While it eventually picks up with increased varieties of quests, boss fights, and more to encounter, Okami HD‘s opening hours might make it a little hard to get into at first, combined with the fact that the game uses a save point system to mark progress, which by today’s standards may feel a little antiquated. This might keep you tied to the game for a little bit in order to track down the next time you can save, but the experience of playing it on the Switch in handheld mode does help make the lengthy game a bit more digestible.
Though the game’s pacing may demand a bit more patience from players, Okami HD‘s integration of the Switch’s unique hardware capabilities more than makes up for it. Namely, the Switch’s touchscreen can be used to harness the power of the Celestial Brush, which players will use throughout their journey to interact with the environment, solve puzzles, and wield special powers in combat by drawing various shapes and lines on the screen. As one of the defining gameplay features of Okami, the Celestial Brush really feels at home on the Switch touchscreen when playing in handheld mode, as it feels nearly effortless and intuitive to pause the action and draw on the touchscreen to wield Power Slash, summon the power of the sun with Sunrise, and more.
While those playing Okami HD handheld will reap the most benefits of using the Switch’s touchscreen to utilize the Celestial Brush, those playing in either tabletop or TV mode can also use motion controls to guide the Celestial Brush to their liking when using the system’s paired Joy-Con controllers. Though the motion controls lack the same natural feel as using the Switch’s touchscreen to guide the Celestial Brush, the fact that Okami HD on the Switch offers these alternative ways to utilize one of its key gameplay features certainly adds to the experience, though players can just as easily use a Pro Controller or the Joy-Con Grip to play as well.
As the “swan song” for a beloved studio, Okami HD is a testament to the way that Clover Studio’s Zelda-like title has withstood the test of time.
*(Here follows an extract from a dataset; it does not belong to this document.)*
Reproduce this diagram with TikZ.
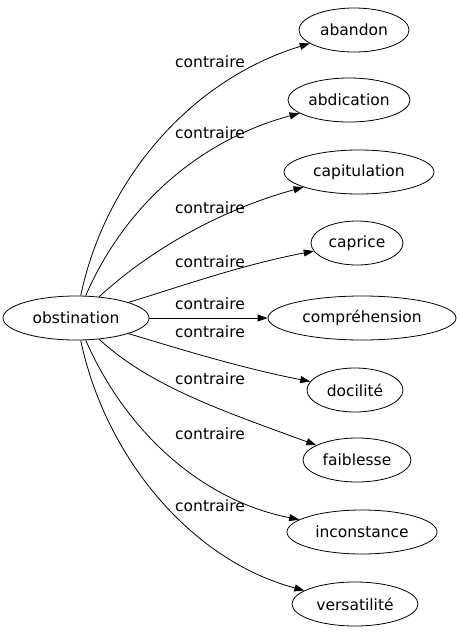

Thanks to its gorgeous visuals and unique Celestial Brush mechanics, Okami HD is certainly the best way to experience one of the most unique and visually distinctive games in recent memory, whether you’re experiencing it for the first time or coming back to it ten years later.
The Nintendo Switch version of Okami HD may lack the fancier visual bells and whistles of the console or PC versions, but by contrast it gains plenty of benefits from utilizing the system’s more unique hardware capabilities and by giving players the option to play the game on-the-go for the first time. Though I ended up preferring playing the game on Switch compared to the past ways I’ve played it, however you end up playing Okami HD is worth the experience. Like the Japanese folk tales and legends it draws from, hopefully Okami will be a tale retold for some time to come.